_CHALLENGE_
Type out the complete listing below word for word, without its pictures.

---*---

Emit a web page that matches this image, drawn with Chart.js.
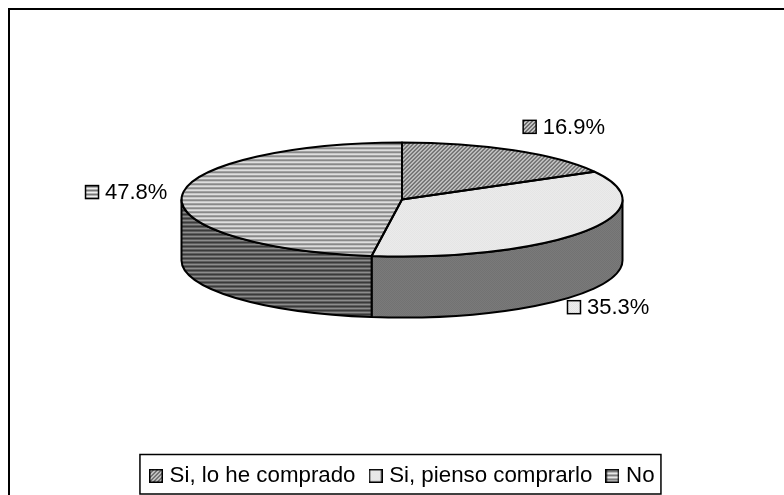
<!DOCTYPE html>
<html>
<head>
<meta charset="utf-8">
<title>Pie</title>
<script src="https://cdn.jsdelivr.net/npm/chart.js@4"></script>
<style>
  html, body { margin: 0; padding: 0; background: #fff; }
  #wrap { width: 784px; height: 495px; }
</style>
</head>
<body>
<div id="wrap"><canvas id="chart"></canvas></div>
<script>
const categories = ["Si, lo he comprado", "Si, pienso comprarlo", "No"];
const percents = [16.9, 35.3, 47.8];
const percentLabels = ["16.9%", "35.3%", "47.8%"];

// look of the fake 3D disc
const centerX = 402, centerY = 199.5;
const radiusX = 220.5, squash = 0.2585, depth = 61;
const fontName = "'Liberation Sans', Arial, sans-serif";

// label anchors, relative to the middle of each slice on the rim
const labelOffsets = [[9, -23.5], [-17, 75.5], [-97, -3.5]];

// 1 px tile -> canvas pattern
function tile(rows) {
  const c = document.createElement("canvas");
  c.height = rows.length;
  c.width = rows[0].length;
  const g = c.getContext("2d");
  rows.forEach((row, y) => row.forEach((col, x) => {
    g.fillStyle = col;
    g.fillRect(x, y, 1, 1);
  }));
  return g.createPattern(c, "repeat");
}

function stripes(a, b, m) {
  return () => tile([[a], [m], [b], [m]]);
}
function diagonal(a, b) {
  return () => tile([[a, a, b, b], [a, b, b, a], [b, b, a, a], [b, a, a, b]]);
}
function dots(a, b) {
  return () => tile([[a, b], [b, a]]);
}

const topFills = [diagonal("#6f6f6f", "#c4c4c4"), dots("#e2e2e2", "#eeeeee"), stripes("#f0f0f0", "#767676", "#b4b4b4")];
const wallFills = [diagonal("#3a3a3a", "#666666"), dots("#727272", "#7a7a7a"), stripes("#8c8c8c", "#3a3a3a", "#5e5e5e")];

// patterns used inside the squashed transform have to be stretched back
const pieFills = topFills.map(make => {
  const p = make();
  p.setTransform(new DOMMatrix().scale(1, 1 / squash));
  return p;
});
const legendFills = topFills.map(make => make());

// little square key, used by the legend as its point style
function swatch(fill) {
  const c = document.createElement("canvas");
  c.width = 14;
  c.height = 14;
  const g = c.getContext("2d");
  g.fillStyle = fill;
  g.fillRect(0, 0, 14, 14);
  g.strokeStyle = "#000";
  g.lineWidth = 1.5;
  g.strokeRect(0.75, 0.75, 12.5, 12.5);
  return c;
}

function enterDisc(ctx, arc, dy) {
  ctx.translate(centerX, centerY + dy);
  ctx.scale(1, squash);
  ctx.translate(-arc.x, -arc.y);
}

const disc3d = {
  id: "disc3d",
  beforeDatasetsDraw(chart) {
    const ctx = chart.ctx;
    const arcs = chart.getDatasetMeta(0).data;
    // side wall: only the part of each slice that faces front
    arcs.forEach((arc, i) => {
      const from = Math.max(arc.startAngle, 0);
      const to = Math.min(arc.endAngle, Math.PI);
      if (to <= from) return;
      const rimY = a => centerY + Math.sin(a) * radiusX * squash;
      const rimX = a => centerX + Math.cos(a) * radiusX;
      ctx.save();
      ctx.beginPath();
      ctx.ellipse(centerX, centerY, radiusX, radiusX * squash, 0, from, to);
      ctx.lineTo(rimX(to), rimY(to) + depth);
      ctx.ellipse(centerX, centerY + depth, radiusX, radiusX * squash, 0, to, from, true);
      ctx.closePath();
      ctx.fillStyle = wallFills[i]();
      ctx.fill();
      ctx.lineWidth = 2;
      ctx.strokeStyle = "#000";
      ctx.stroke();
      ctx.restore();
    });
    ctx.save();
    enterDisc(ctx, arcs[0], 0);
  },
  afterDatasetsDraw(chart) {
    const ctx = chart.ctx;
    ctx.restore();
    const arcs = chart.getDatasetMeta(0).data;
    // outlines are built squashed but stroked flat so the pen stays even
    arcs.forEach(arc => {
      ctx.save();
      ctx.save();
      enterDisc(ctx, arc, 0);
      ctx.beginPath();
      ctx.moveTo(arc.x, arc.y);
      ctx.arc(arc.x, arc.y, arc.outerRadius, arc.startAngle, arc.endAngle);
      ctx.closePath();
      ctx.restore();
      ctx.lineWidth = 2;
      ctx.strokeStyle = "#000";
      ctx.lineJoin = "round";
      ctx.stroke();
      ctx.restore();
    });

    // value labels
    ctx.save();
    ctx.font = "22px " + fontName;
    ctx.textBaseline = "middle";
    ctx.textAlign = "left";
    arcs.forEach((arc, i) => {
      const mid = (arc.startAngle + arc.endAngle) / 2;
      const x = centerX + Math.cos(mid) * radiusX + labelOffsets[i][0];
      const y = centerY + Math.sin(mid) * radiusX * squash + labelOffsets[i][1];
      ctx.fillStyle = legendFills[i];
      ctx.strokeStyle = "#000";
      ctx.lineWidth = 1.5;
      ctx.fillRect(x + 0.5, y - 6.5, 13, 13);
      ctx.strokeRect(x + 0.5, y - 6.5, 13, 13);
      ctx.fillStyle = "#000";
      ctx.fillText(percentLabels[i], x + 20, y + 1);
    });
    ctx.restore();

    // legend box and the outer frame
    ctx.save();
    ctx.strokeStyle = "#000";
    ctx.lineWidth = 1.5;
    const boxes = chart.legend.legendHitBoxes;
    const first = boxes[0];
    ctx.strokeRect(first.left - 13.5, 454.5, 521, 39.5);
    ctx.lineWidth = 2;
    ctx.beginPath();
    ctx.moveTo(9, 495);
    ctx.lineTo(9, 9);
    ctx.lineTo(784, 9);
    ctx.stroke();
    ctx.restore();
  }
};

new Chart(document.getElementById("chart"), {
  type: "pie",
  data: {
    labels: categories,
    datasets: [{
      data: percents,
      backgroundColor: pieFills,
      borderWidth: 0,
      clip: false
    }]
  },
  options: {
    responsive: true,
    maintainAspectRatio: false,
    animation: false,
    radius: radiusX,
    layout: { padding: { left: 24, bottom: -2 } },
    plugins: {
      tooltip: { enabled: false },
      legend: {
        position: "bottom",
        labels: {
          color: "#000",
          font: { family: fontName, size: 22.3 },
          usePointStyle: true,
          pointStyleWidth: 5,
          padding: 17.5,
          generateLabels: () => categories.map((name, i) => ({
            text: name,
            fillStyle: legendFills[i],
            strokeStyle: "#000",
            lineWidth: 1,
            pointStyle: swatch(legendFills[i]),
            index: i
          }))
        }
      }
    }
  },
  plugins: [disc3d]
});
</script>
</body>
</html>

---*---

_SOLUTION TO THIS EXERCISE_
Emit a web page that matches this image, drawn with Chart.js.
<!DOCTYPE html>
<html>
<head>
<meta charset="utf-8">
<title>Pie</title>
<script src="https://cdn.jsdelivr.net/npm/chart.js@4"></script>
<style>
  html, body { margin: 0; padding: 0; background: #fff; }
  #wrap { width: 784px; height: 495px; }
</style>
</head>
<body>
<div id="wrap"><canvas id="chart"></canvas></div>
<script>
const categories = ["Si, lo he comprado", "Si, pienso comprarlo", "No"];
const percents = [16.9, 35.3, 47.8];
const percentLabels = ["16.9%", "35.3%", "47.8%"];

// look of the fake 3D disc
const centerX = 402, centerY = 199.5;
const radiusX = 220.5, squash = 0.2585, depth = 61;
const fontName = "'Liberation Sans', Arial, sans-serif";

// label anchors, relative to the middle of each slice on the rim
const labelOffsets = [[9, -23.5], [-17, 75.5], [-97, -3.5]];

// 1 px tile -> canvas pattern
function tile(rows) {
  const c = document.createElement("canvas");
  c.height = rows.length;
  c.width = rows[0].length;
  const g = c.getContext("2d");
  rows.forEach((row, y) => row.forEach((col, x) => {
    g.fillStyle = col;
    g.fillRect(x, y, 1, 1);
  }));
  return g.createPattern(c, "repeat");
}

function stripes(a, b, m) {
  return () => tile([[a], [m], [b], [m]]);
}
function diagonal(a, b) {
  return () => tile([[a, a, b, b], [a, b, b, a], [b, b, a, a], [b, a, a, b]]);
}
function dots(a, b) {
  return () => tile([[a, b], [b, a]]);
}

const topFills = [diagonal("#6f6f6f", "#c4c4c4"), dots("#e2e2e2", "#eeeeee"), stripes("#f0f0f0", "#767676", "#b4b4b4")];
const wallFills = [diagonal("#3a3a3a", "#666666"), dots("#727272", "#7a7a7a"), stripes("#8c8c8c", "#3a3a3a", "#5e5e5e")];

// patterns used inside the squashed transform have to be stretched back
const pieFills = topFills.map(make => {
  const p = make();
  p.setTransform(new DOMMatrix().scale(1, 1 / squash));
  return p;
});
const legendFills = topFills.map(make => make());

// little square key, used by the legend as its point style
function swatch(fill) {
  const c = document.createElement("canvas");
  c.width = 14;
  c.height = 14;
  const g = c.getContext("2d");
  g.fillStyle = fill;
  g.fillRect(0, 0, 14, 14);
  g.strokeStyle = "#000";
  g.lineWidth = 1.5;
  g.strokeRect(0.75, 0.75, 12.5, 12.5);
  return c;
}

function enterDisc(ctx, arc, dy) {
  ctx.translate(centerX, centerY + dy);
  ctx.scale(1, squash);
  ctx.translate(-arc.x, -arc.y);
}

const disc3d = {
  id: "disc3d",
  beforeDatasetsDraw(chart) {
    const ctx = chart.ctx;
    const arcs = chart.getDatasetMeta(0).data;
    // side wall: only the part of each slice that faces front
    arcs.forEach((arc, i) => {
      const from = Math.max(arc.startAngle, 0);
      const to = Math.min(arc.endAngle, Math.PI);
      if (to <= from) return;
      const rimY = a => centerY + Math.sin(a) * radiusX * squash;
      const rimX = a => centerX + Math.cos(a) * radiusX;
      ctx.save();
      ctx.beginPath();
      ctx.ellipse(centerX, centerY, radiusX, radiusX * squash, 0, from, to);
      ctx.lineTo(rimX(to), rimY(to) + depth);
      ctx.ellipse(centerX, centerY + depth, radiusX, radiusX * squash, 0, to, from, true);
      ctx.closePath();
      ctx.fillStyle = wallFills[i]();
      ctx.fill();
      ctx.lineWidth = 2;
      ctx.strokeStyle = "#000";
      ctx.stroke();
      ctx.restore();
    });
    ctx.save();
    enterDisc(ctx, arcs[0], 0);
  },
  afterDatasetsDraw(chart) {
    const ctx = chart.ctx;
    ctx.restore();
    const arcs = chart.getDatasetMeta(0).data;
    // outlines are built squashed but stroked flat so the pen stays even
    arcs.forEach(arc => {
      ctx.save();
      ctx.save();
      enterDisc(ctx, arc, 0);
      ctx.beginPath();
      ctx.moveTo(arc.x, arc.y);
      ctx.arc(arc.x, arc.y, arc.outerRadius, arc.startAngle, arc.endAngle);
      ctx.closePath();
      ctx.restore();
      ctx.lineWidth = 2;
      ctx.strokeStyle = "#000";
      ctx.lineJoin = "round";
      ctx.stroke();
      ctx.restore();
    });

    // value labels
    ctx.save();
    ctx.font = "22px " + fontName;
    ctx.textBaseline = "middle";
    ctx.textAlign = "left";
    arcs.forEach((arc, i) => {
      const mid = (arc.startAngle + arc.endAngle) / 2;
      const x = centerX + Math.cos(mid) * radiusX + labelOffsets[i][0];
      const y = centerY + Math.sin(mid) * radiusX * squash + labelOffsets[i][1];
      ctx.fillStyle = legendFills[i];
      ctx.strokeStyle = "#000";
      ctx.lineWidth = 1.5;
      ctx.fillRect(x + 0.5, y - 6.5, 13, 13);
      ctx.strokeRect(x + 0.5, y - 6.5, 13, 13);
      ctx.fillStyle = "#000";
      ctx.fillText(percentLabels[i], x + 20, y + 1);
    });
    ctx.restore();

    // legend box and the outer frame
    ctx.save();
    ctx.strokeStyle = "#000";
    ctx.lineWidth = 1.5;
    const boxes = chart.legend.legendHitBoxes;
    const first = boxes[0];
    ctx.strokeRect(first.left - 13.5, 454.5, 521, 39.5);
    ctx.lineWidth = 2;
    ctx.beginPath();
    ctx.moveTo(9, 495);
    ctx.lineTo(9, 9);
    ctx.lineTo(784, 9);
    ctx.stroke();
    ctx.restore();
  }
};

new Chart(document.getElementById("chart"), {
  type: "pie",
  data: {
    labels: categories,
    datasets: [{
      data: percents,
      backgroundColor: pieFills,
      borderWidth: 0,
      clip: false
    }]
  },
  options: {
    responsive: true,
    maintainAspectRatio: false,
    animation: false,
    radius: radiusX,
    layout: { padding: { left: 24, bottom: -2 } },
    plugins: {
      tooltip: { enabled: false },
      legend: {
        position: "bottom",
        labels: {
          color: "#000",
          font: { family: fontName, size: 22.3 },
          usePointStyle: true,
          pointStyleWidth: 5,
          padding: 17.5,
          generateLabels: () => categories.map((name, i) => ({
            text: name,
            fillStyle: legendFills[i],
            strokeStyle: "#000",
            lineWidth: 1,
            pointStyle: swatch(legendFills[i]),
            index: i
          }))
        }
      }
    }
  },
  plugins: [disc3d]
});
</script>
</body>
</html>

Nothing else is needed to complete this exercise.